I just spent 20 minutes debugging some (django) unit tests. I was testing a view POST, and I was expecting a 302 return code, after which I asserted a bunch database entities were as expected. Turns out a recently merged commit had added a new form field, and my tests were failing because I wasn't including the correct form data.
The problem is that the tests were failing because the HTTP return code was 200, not 302, and I could only work out the problem by printing out the response HTTP and looking through it. Aside from the irritation of having to look through HTML to work out the problem, a 200 seems like the wrong code for a POST that doesn't get processed. A 4xx (client error) seems more appropriate. In addition, it would have made debugging the test a cinch, as the response code would have pointed me straight at the problem.
I've read about using 422 (Unprocessable Entity) as a possible return code within REST APIs, but can't find any evidence of using it within HTML views / handlers.
My question is - is anyone else doing this, and if not, why not?
Just to clarify, this question relates to HTML forms, and not an API.
It is also a question about HTTP response codes per se - not Django. That just happens to be what I'm using. I have removed the django tag.
Some further clarification, with W3C references (http://www.w3.org/Protocols/rfc2616/rfc2616-sec10.html):
10.2 Successful 2xx
This class of status code indicates that the client's request was successfully received, understood, and accepted.
10.4 Client Error 4xx
The 4xx class of status code is intended for cases in which the client seems to have erred.
10.4.1 400 Bad Request
The request could not be understood by the server due to malformed syntax.

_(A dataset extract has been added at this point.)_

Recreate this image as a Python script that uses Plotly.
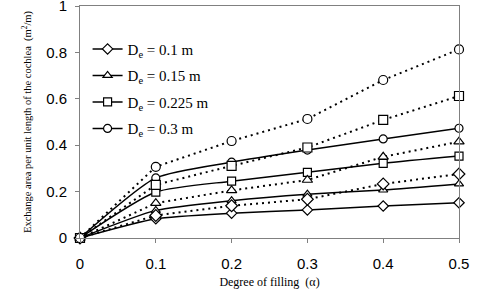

11.2. 422 Unprocessable Entity
The 422 (Unprocessable Entity) status code means the server understands the content type of the request entity (hence a 415(Unsupported Media Type) status code is inappropriate), and the syntax of the request entity is correct (thus a 400 (Bad Request) status code is inappropriate) but was unable to process the contained instructions. For example, this error condition may occur if an XML request body contains well-formed (i.e., syntactically correct), but semantically erroneous, XML instructions.
Digging in to it, 422 is a WebDAV extension, which may explain its obscurity. That said, since Twitter use 420 for their own purposes, I think I'll just whatever I want. But it will begin with a 4.
Notes on the use of custom response codes, and how they should be treated (if unrecognised), from HTTP 1.1 specification (http://tools.ietf.org/html/rfc2616#section-6.1.1):
HTTP status codes are extensible. HTTP applications are not required to understand the meaning of all registered status codes, though such understanding is obviously desirable. However, applications MUST understand the class of any status code, as indicated by the first digit, and treat any unrecognized response as being equivalent to the x00 status code of that class, with the exception that an unrecognized response MUST NOT be cached. For example, if an unrecognized status code of 431 is received by the client, it can safely assume that there was something wrong with its request and treat the response as if it had received a 400 status code. In such cases, user agents SHOULD present to the user the entity returned with the response, since that entity is likely to include human- readable information which will explain the unusual status.